A novel of scintillating PARIS

Manet’s Olympia (Musée d’Orsay)

It is the early 1980s when Stella plucks up the courage to fly east from New York and her days in the city are routine until she finds the key to flourish. She steps into a secondhand clothes shop and the woman insists that she try on a dress that has simply been waiting for the right purchaser, to wit Stella. Life suddenly becomes colourful and exciting, as she flounces around in the designer garment, and she somehow finds the wherewithal to open herself to all manner of sensual experiences – whether food or art, both prove equally affecting and satisfying.

Stella’s eye is then caught by Manet’s Olympia, now housed at the Musée d’Orsay, and she is drawn to discover more about the model, Victorine Meurent (an artist in her own right) and she makes it her mission to find out more about her life. This becomes the raison d’être for having Stella rush around, exploring the city, looking for clues to Victorine’s life.

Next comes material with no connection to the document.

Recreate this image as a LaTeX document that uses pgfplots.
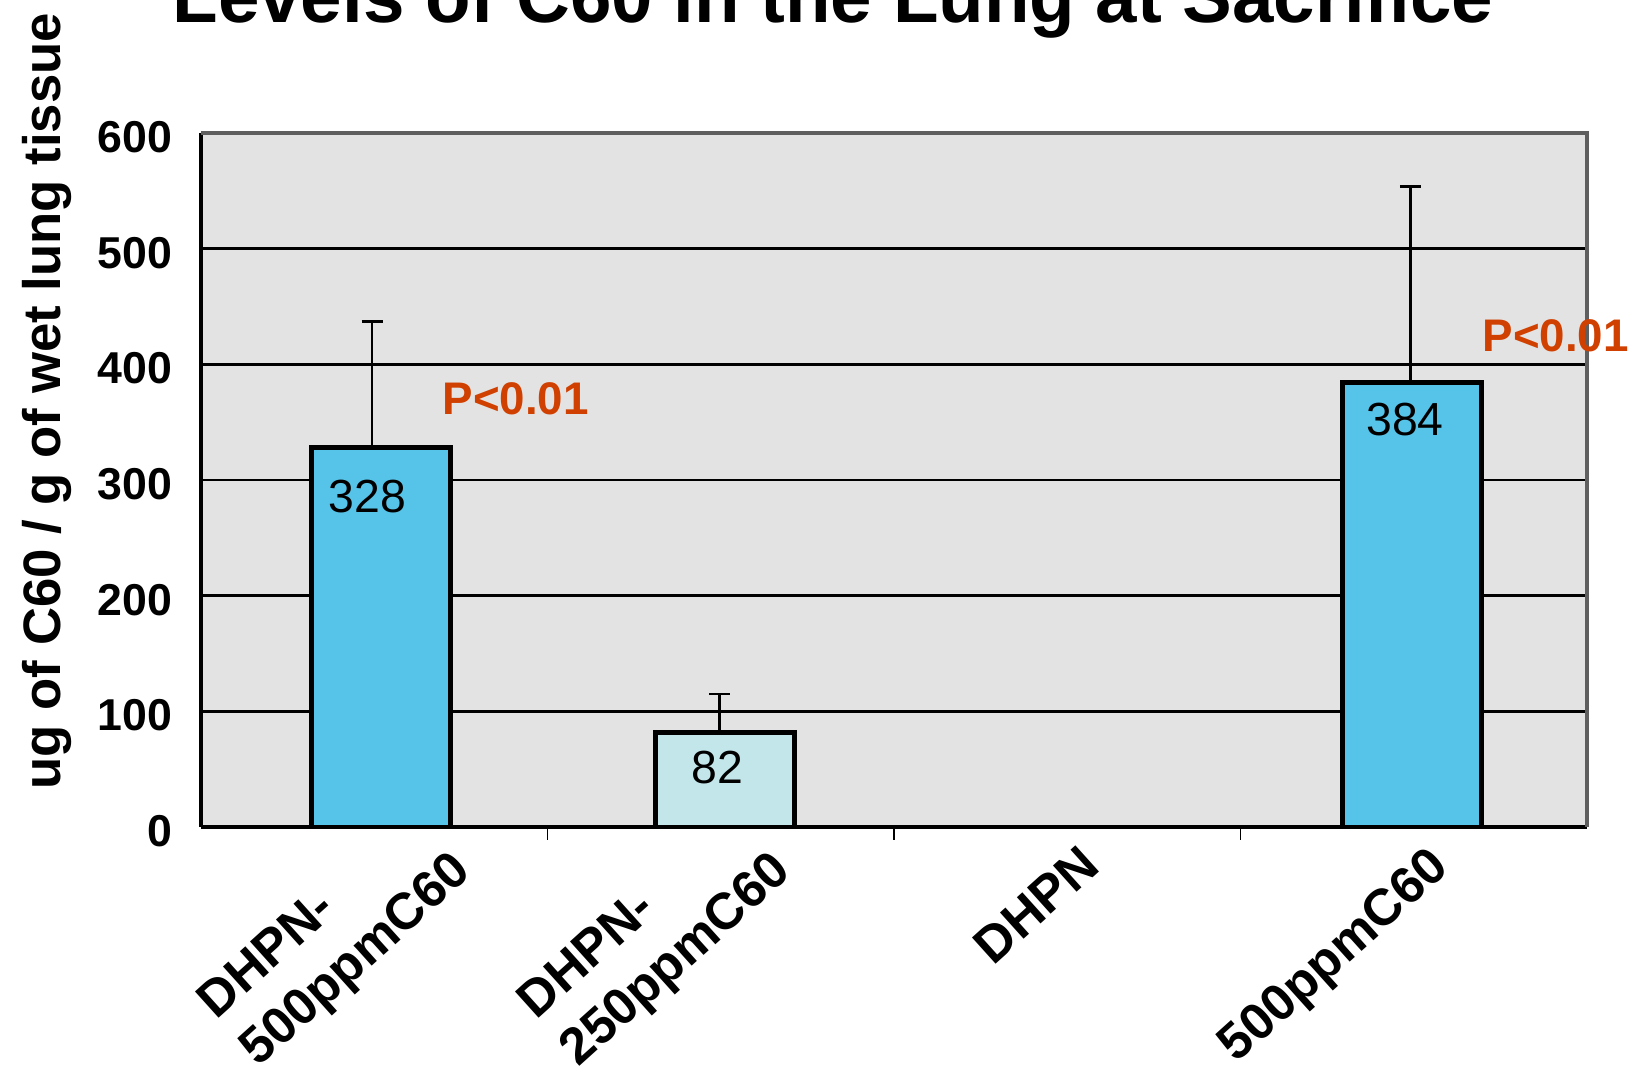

The story includes a short stay at the bookshop, Shakespeare & Co, and Stella joins the cohort of people who blow in and help out in the store as best they can.

I liked this novel, it is very well and intelligently written but there is a strong sense that the author had a drive to write primarily about Paris, its art and culinary scene, and then overlay that with a bit of art; secondarily she develops a story that holds together all the strands she wants to include, each element of the story bolted on as she moves through the city. So. it can feel a little disjointed as she hops about between her pet loves.

Enjoyable and great fun for Paris and, of course, #literarytourism.